Violent Videos

MEMPHIS, Tenn.—Phil Gray says he's still haunted by what he saw the first and only time he ventured into a shopping mall arcade that was showing videos of graphic killing sprees under the heading of entertainment.

“There was a lot of screaming and yelling coming from the video machines,” he recalled. “But the thing that shocked me most were the youngsters who just sat quietly with their mouths hanging open as if transfixed.”

Today, as vice president of Catholics United for the Faith, an apologetics group based in Steubenville, Ohio, Gray is among a growing number of Church leaders and other concerned citizens fighting against the teen-age violence that they fear is growing in the United States.

As more scientific data on the harmful video-game phenomenon come to light, two former Army officers have acknowledged that military simulators unintentionally helped lay the groundwork for the problem.

Retired Lt. Col. Dave Grossman, who once taught psychology at the U.S. Military Academy in West Point, N.Y., said, “As we learned through scientific and other studies about how to operate a war, we reduced the training of recruits to simulators that teach you how to kill as well as fly a plane or drive a car.”

With 50 years' worth of such data on hand, it didn't take long for the video merchants to copy the military's training manuals as models for their own programs. “Now, we have murder simulators,” Grossman said.

Grossman co-authored the book Stop Teaching Our Kids to Kill with Gloria DeGaetano, a specialist in psycho-linguistics from Seattle. DeGaetano, the married mother of two teen-aged sons, has been gathering scientific data on the damage media violence can do to young people.

“Parents don't understand that there is a relationship in our culture between violence and children's behavior,” she told the Register. “Yet, basically, the scientific evidence is right there in spades, and still our culture continues to deny it.”

DeGaetano said she began to study children's behavior when, as a training instructor of teachers, she found the schools she was working with had records of much misbehavior and disrespect among the pupils.

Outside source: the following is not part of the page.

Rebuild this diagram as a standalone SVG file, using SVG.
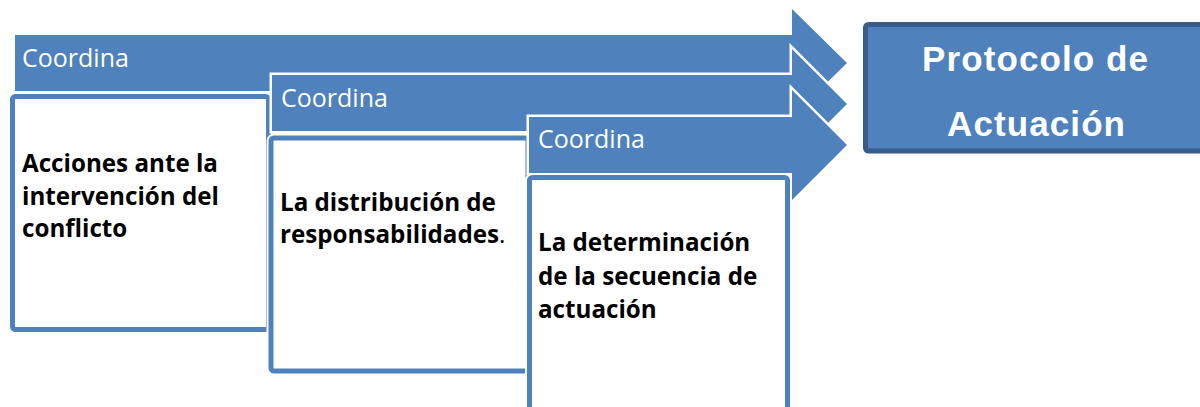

Eventually her research prompted her to pay a visit to a violent-video arcade.

“In such a place, the driving force is hyperactivity and sensationalism,” she said. “And lately sexuality is being combined with the many other images to make the scene even more frightening than it ever had been.”

One former Army officer who believes his work in the military may have helped trigger the video-violence craze is retired Lt. Col. Robert L. Maginnis.

Maginnis, who helped train soldiers during his 24-year career, has turned to the Family Research Council in Washington, D.C., to promote his advocacy against teen violence.

Asked how certain he was that video games can be used to encourage teen-agers to kill, Maginnis replied: “It works, believe me. … The U.S. armed services wouldn't have spent billions and billions of dollars over the years on teaching how to kill through using video arcade technology if they didn't think it would do the job.

“This video arcade stuff is as realistic as you can make it — it's the next best thing to going out and finding a real, live target to shoot.”

In their book, Grossman and DeGaetano listed more than 400 citations linking television with youth violence in the United States, which DeGaetano said were compiled by Dr. Brandon Centerwell, a former epidemiologist with the National Centers for Disease Control in Atlanta. He is now an associate professor of epidemiology at the University of Washington in Seattle.

Centerwell noted that epidemiology is a science that deals with the control of diseases, and compared the youth violence problem with an epidemic.

“My own research on these more than 400 cases covered more than seven years and showed conclusively that TV violence increases quite substantially the aggressiveness of children,” he told the Register.

That aggression, he added, can carry over to adulthood and cause major increases in “the rates of serious violence in adults based upon the use of TV.”

“Violence can be attributed to many things,” Centerwell added. “But it turned out that a major part of the increased rates of violence that we have experienced in the last few decades were due to TV and video-game violence among children.”

Gray, at Catholics United for the Faith, pointed to a 1989 pastoral letter by the Pontifical Council for Social Communications which warned that repeated exposure to violence in movies or television can be confusing to children too young to distinguish between fantasy and reality.

The letter, “Pornography and Violence in the Communications Media,” stated: “Violence can condition impressionable persons — especially those who are young — to regard this as normal and acceptable behavior suitable for imitation.”

One merchant is trying to offer alternatives to violent video games.

Brian Supple, chief operations officer of Top Meadow Productions, Auberay, Calif., co-produced a video game entitled Heaven Quest.

Supple said his product is designed to “subtly interact our game with the Word of God by presenting good-moral-level types of video games.”

He made no claims to a scientific knowledge of what violent video games can do to children's minds. But he added, “You cannot compare a little boy 25 years ago playing cowboys and Indians with toy pistols, with how children today are often expressing their feelings in violent video games.”

Robert Holton writes from Memphis, Tennessee.